● **Directions for this task**: Pictures do not belong in your copy. Repeat all the other data exactly.

● **Data block**:
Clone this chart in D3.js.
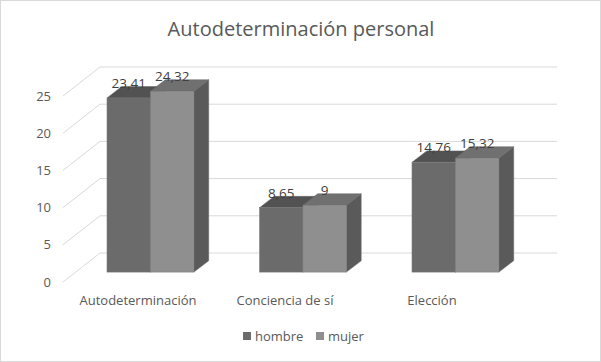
<!DOCTYPE html>
<html>
<head>
<meta charset="utf-8">
<script src="https://cdn.jsdelivr.net/npm/d3@7"></script>
<style>
  body { margin: 0; background: #fff; }
  svg text { font-family: "Open Sans", "Noto Sans", sans-serif; }
</style>
</head>
<body>
<svg id="chart" width="601" height="362"></svg>
<script>
const categories = ["Autodeterminación", "Conciencia de sí", "Elección"];
const seriesNames = ["hombre", "mujer"];
const hombre = [23.41, 8.65, 14.76];
const mujer = [24.32, 9, 15.32];
const hombreLabels = ["23,41", "8,65", "14,76"];
const mujerLabels = ["24,32", "9", "15,32"];
const yTicks = [0, 5, 10, 15, 20, 25];

const svg = d3.select("#chart");
const W = 601, H = 362;

// chart border
svg.append("rect")
  .attr("x", 0.5).attr("y", 0.5).attr("width", W - 1).attr("height", H - 1)
  .attr("fill", "#fff").attr("stroke", "#d9d9d9");

// front plane scale
const y = d3.scaleLinear().domain([0, 25]).range([282, 96]);
const floor = { dx: 37, dy: -29 };       // full depth of the floor
const barShift = { dx: 12.6, dy: -9.9 }; // bars sit a bit back from the front
const barDepth = { dx: 14.8, dy: -11.4 };

// gridlines (diagonal on the side wall, then along the back wall)
svg.append("g").selectAll("path")
  .data(yTicks)
  .enter().append("path")
  .attr("d", v => `M63,${y(v)} L${63 + floor.dx},${y(v) + floor.dy} L557,${y(v) + floor.dy}`)
  .attr("fill", "none")
  .attr("stroke", "#d9d9d9")
  .attr("stroke-width", 1);

// y tick labels
svg.append("g").selectAll("text")
  .data(yTicks)
  .enter().append("text")
  .attr("x", 51).attr("y", v => y(v))
  .attr("dy", "0.35em")
  .attr("text-anchor", "end")
  .attr("font-size", "13px")
  .attr("fill", "#595959")
  .text(d => d);

// bars
const x0 = d3.scaleBand().domain(categories).range([74.2, 531.7]).paddingInner(0.43).paddingOuter(0.215);
const x1 = d3.scaleBand().domain(seriesNames).range([0, x0.bandwidth()]);
const colors = {
  hombre: { front: "#6b6b6b", top: "#525252", side: "#4f4f4f" },
  mujer: { front: "#8f8f8f", top: "#707070", side: "#5a5a5a" }
};

const bars = [];
categories.forEach((c, i) => {
  bars.push({ cat: c, s: "hombre", v: hombre[i], label: hombreLabels[i] });
  bars.push({ cat: c, s: "mujer", v: mujer[i], label: mujerLabels[i] });
});

const gb = svg.append("g");
bars.forEach(b => {
  const xl = x0(b.cat) + x1(b.s);
  const xr = xl + x1.bandwidth();
  const yt = y(b.v) + barShift.dy;
  const yb = y(0) + barShift.dy;
  const c = colors[b.s];
  // side
  gb.append("path")
    .attr("d", `M${xr},${yt} L${xr + barDepth.dx},${yt + barDepth.dy} L${xr + barDepth.dx},${yb + barDepth.dy} L${xr},${yb} Z`)
    .attr("fill", c.side).attr("stroke", "#666").attr("stroke-width", 0.5);
  // top
  gb.append("path")
    .attr("d", `M${xl},${yt} L${xl + barDepth.dx},${yt + barDepth.dy} L${xr + barDepth.dx},${yt + barDepth.dy} L${xr},${yt} Z`)
    .attr("fill", c.top).attr("stroke", "#666").attr("stroke-width", 0.5);
  // front
  gb.append("rect")
    .attr("x", xl).attr("y", yt)
    .attr("width", xr - xl).attr("height", yb - yt)
    .attr("fill", c.front).attr("stroke", "#7a7a7a").attr("stroke-width", 0.5);
});

// data labels
svg.append("g").selectAll("text")
  .data(bars)
  .enter().append("text")
  .attr("x", b => x0(b.cat) + x1(b.s) + x1.bandwidth() / 2)
  .attr("y", b => y(b.v) + barShift.dy - 10)
  .attr("text-anchor", "middle")
  .attr("font-size", "13.5px")
  .attr("fill", "#404040")
  .text(b => b.label);

// category labels
const xl = d3.scaleBand().domain(categories).range([64.5, 505.5]);
svg.append("g").selectAll("text")
  .data(categories)
  .enter().append("text")
  .attr("x", d => xl(d) + xl.bandwidth() / 2)
  .attr("y", 305)
  .attr("text-anchor", "middle")
  .attr("font-size", "13px")
  .attr("fill", "#595959")
  .text(d => d);

// title
svg.append("text")
  .attr("x", 301).attr("y", 36)
  .attr("text-anchor", "middle")
  .attr("font-size", "20px")
  .attr("fill", "#595959")
  .text("Autodeterminación personal");

// legend
const legend = svg.append("g");
const legX = [243, 316];
seriesNames.forEach((s, i) => {
  legend.append("rect")
    .attr("x", legX[i]).attr("y", 332).attr("width", 8).attr("height", 8)
    .attr("fill", colors[s].front);
  legend.append("text")
    .attr("x", legX[i] + 12).attr("y", 341)
    .attr("font-size", "13px")
    .attr("fill", "#595959")
    .text(s);
});
</script>
</body>
</html>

● **Result of this exercise**:
Clone this chart in D3.js.
<!DOCTYPE html>
<html>
<head>
<meta charset="utf-8">
<script src="https://cdn.jsdelivr.net/npm/d3@7"></script>
<style>
  body { margin: 0; background: #fff; }
  svg text { font-family: "Open Sans", "Noto Sans", sans-serif; }
</style>
</head>
<body>
<svg id="chart" width="601" height="362"></svg>
<script>
const categories = ["Autodeterminación", "Conciencia de sí", "Elección"];
const seriesNames = ["hombre", "mujer"];
const hombre = [23.41, 8.65, 14.76];
const mujer = [24.32, 9, 15.32];
const hombreLabels = ["23,41", "8,65", "14,76"];
const mujerLabels = ["24,32", "9", "15,32"];
const yTicks = [0, 5, 10, 15, 20, 25];

const svg = d3.select("#chart");
const W = 601, H = 362;

// chart border
svg.append("rect")
  .attr("x", 0.5).attr("y", 0.5).attr("width", W - 1).attr("height", H - 1)
  .attr("fill", "#fff").attr("stroke", "#d9d9d9");

// front plane scale
const y = d3.scaleLinear().domain([0, 25]).range([282, 96]);
const floor = { dx: 37, dy: -29 };       // full depth of the floor
const barShift = { dx: 12.6, dy: -9.9 }; // bars sit a bit back from the front
const barDepth = { dx: 14.8, dy: -11.4 };

// gridlines (diagonal on the side wall, then along the back wall)
svg.append("g").selectAll("path")
  .data(yTicks)
  .enter().append("path")
  .attr("d", v => `M63,${y(v)} L${63 + floor.dx},${y(v) + floor.dy} L557,${y(v) + floor.dy}`)
  .attr("fill", "none")
  .attr("stroke", "#d9d9d9")
  .attr("stroke-width", 1);

// y tick labels
svg.append("g").selectAll("text")
  .data(yTicks)
  .enter().append("text")
  .attr("x", 51).attr("y", v => y(v))
  .attr("dy", "0.35em")
  .attr("text-anchor", "end")
  .attr("font-size", "13px")
  .attr("fill", "#595959")
  .text(d => d);

// bars
const x0 = d3.scaleBand().domain(categories).range([74.2, 531.7]).paddingInner(0.43).paddingOuter(0.215);
const x1 = d3.scaleBand().domain(seriesNames).range([0, x0.bandwidth()]);
const colors = {
  hombre: { front: "#6b6b6b", top: "#525252", side: "#4f4f4f" },
  mujer: { front: "#8f8f8f", top: "#707070", side: "#5a5a5a" }
};

const bars = [];
categories.forEach((c, i) => {
  bars.push({ cat: c, s: "hombre", v: hombre[i], label: hombreLabels[i] });
  bars.push({ cat: c, s: "mujer", v: mujer[i], label: mujerLabels[i] });
});

const gb = svg.append("g");
bars.forEach(b => {
  const xl = x0(b.cat) + x1(b.s);
  const xr = xl + x1.bandwidth();
  const yt = y(b.v) + barShift.dy;
  const yb = y(0) + barShift.dy;
  const c = colors[b.s];
  // side
  gb.append("path")
    .attr("d", `M${xr},${yt} L${xr + barDepth.dx},${yt + barDepth.dy} L${xr + barDepth.dx},${yb + barDepth.dy} L${xr},${yb} Z`)
    .attr("fill", c.side).attr("stroke", "#666").attr("stroke-width", 0.5);
  // top
  gb.append("path")
    .attr("d", `M${xl},${yt} L${xl + barDepth.dx},${yt + barDepth.dy} L${xr + barDepth.dx},${yt + barDepth.dy} L${xr},${yt} Z`)
    .attr("fill", c.top).attr("stroke", "#666").attr("stroke-width", 0.5);
  // front
  gb.append("rect")
    .attr("x", xl).attr("y", yt)
    .attr("width", xr - xl).attr("height", yb - yt)
    .attr("fill", c.front).attr("stroke", "#7a7a7a").attr("stroke-width", 0.5);
});

// data labels
svg.append("g").selectAll("text")
  .data(bars)
  .enter().append("text")
  .attr("x", b => x0(b.cat) + x1(b.s) + x1.bandwidth() / 2)
  .attr("y", b => y(b.v) + barShift.dy - 10)
  .attr("text-anchor", "middle")
  .attr("font-size", "13.5px")
  .attr("fill", "#404040")
  .text(b => b.label);

// category labels
const xl = d3.scaleBand().domain(categories).range([64.5, 505.5]);
svg.append("g").selectAll("text")
  .data(categories)
  .enter().append("text")
  .attr("x", d => xl(d) + xl.bandwidth() / 2)
  .attr("y", 305)
  .attr("text-anchor", "middle")
  .attr("font-size", "13px")
  .attr("fill", "#595959")
  .text(d => d);

// title
svg.append("text")
  .attr("x", 301).attr("y", 36)
  .attr("text-anchor", "middle")
  .attr("font-size", "20px")
  .attr("fill", "#595959")
  .text("Autodeterminación personal");

// legend
const legend = svg.append("g");
const legX = [243, 316];
seriesNames.forEach((s, i) => {
  legend.append("rect")
    .attr("x", legX[i]).attr("y", 332).attr("width", 8).attr("height", 8)
    .attr("fill", colors[s].front);
  legend.append("text")
    .attr("x", legX[i] + 12).attr("y", 341)
    .attr("font-size", "13px")
    .attr("fill", "#595959")
    .text(s);
});
</script>
</body>
</html>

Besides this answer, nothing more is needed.